## STATED PROBLEM
Every line below is to be copied exactly, with the pictures left out.

.....

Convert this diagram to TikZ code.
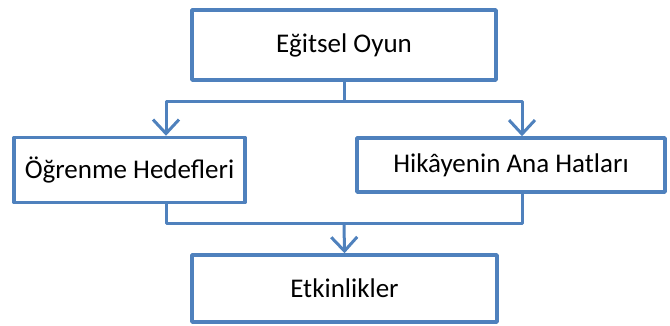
\documentclass[tikz,border=0pt]{standalone}
\usepackage{fontspec}
\setmainfont{Carlito}
\usetikzlibrary{arrows.meta}
\definecolor{obl}{RGB}{79,129,189}
\begin{document}
\begin{tikzpicture}[x=1pt,y=-1pt,
  box/.style={draw=obl,line width=3.5pt,line join=round,rectangle,inner sep=0pt,
    font=\fontsize{27}{30}\selectfont,text=black},
  conn/.style={draw=obl,line width=3pt,line join=round},
  arr/.style={conn,-{Straight Barb[length=14pt,width=26pt,line width=3pt]}}]
\useasboundingbox (0,0) rectangle (670,325);
\node[box,minimum width=304pt,minimum height=70pt] (top) at (344,45) {Eğitsel Oyun};
\node[box,minimum width=231pt,minimum height=65pt] (left) at (129.5,170) {Öğrenme Hedefleri};
\node[box,minimum width=308pt,minimum height=54pt] (right) at (511,165) {Hikâyenin Ana Hatları};
\node[box,minimum width=305pt,minimum height=67pt] (bot) at (344.5,288.5) {Etkinlikler};
\coordinate (j1) at (344,101);
\coordinate (j2) at (344,223);
\draw[conn] (top.south) -- (j1);
\draw[arr] (j1) -| (left.north -| 166,0);
\draw[arr] (j1) -| (right.north -| 522,0);
\draw[conn] (left.south -| 166,0) |- (j2);
\draw[conn] (right.south -| 522,0) |- (j2);
\draw[arr] (j2) -- (bot.north);
\end{tikzpicture}
\end{document}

.....

## REPLY
Convert this diagram to TikZ code.
\documentclass[tikz,border=0pt]{standalone}
\usepackage{fontspec}
\setmainfont{Carlito}
\usetikzlibrary{arrows.meta}
\definecolor{obl}{RGB}{79,129,189}
\begin{document}
\begin{tikzpicture}[x=1pt,y=-1pt,
  box/.style={draw=obl,line width=3.5pt,line join=round,rectangle,inner sep=0pt,
    font=\fontsize{27}{30}\selectfont,text=black},
  conn/.style={draw=obl,line width=3pt,line join=round},
  arr/.style={conn,-{Straight Barb[length=14pt,width=26pt,line width=3pt]}}]
\useasboundingbox (0,0) rectangle (670,325);
\node[box,minimum width=304pt,minimum height=70pt] (top) at (344,45) {Eğitsel Oyun};
\node[box,minimum width=231pt,minimum height=65pt] (left) at (129.5,170) {Öğrenme Hedefleri};
\node[box,minimum width=308pt,minimum height=54pt] (right) at (511,165) {Hikâyenin Ana Hatları};
\node[box,minimum width=305pt,minimum height=67pt] (bot) at (344.5,288.5) {Etkinlikler};
\coordinate (j1) at (344,101);
\coordinate (j2) at (344,223);
\draw[conn] (top.south) -- (j1);
\draw[arr] (j1) -| (left.north -| 166,0);
\draw[arr] (j1) -| (right.north -| 522,0);
\draw[conn] (left.south -| 166,0) |- (j2);
\draw[conn] (right.south -| 522,0) |- (j2);
\draw[arr] (j2) -- (bot.north);
\end{tikzpicture}
\end{document}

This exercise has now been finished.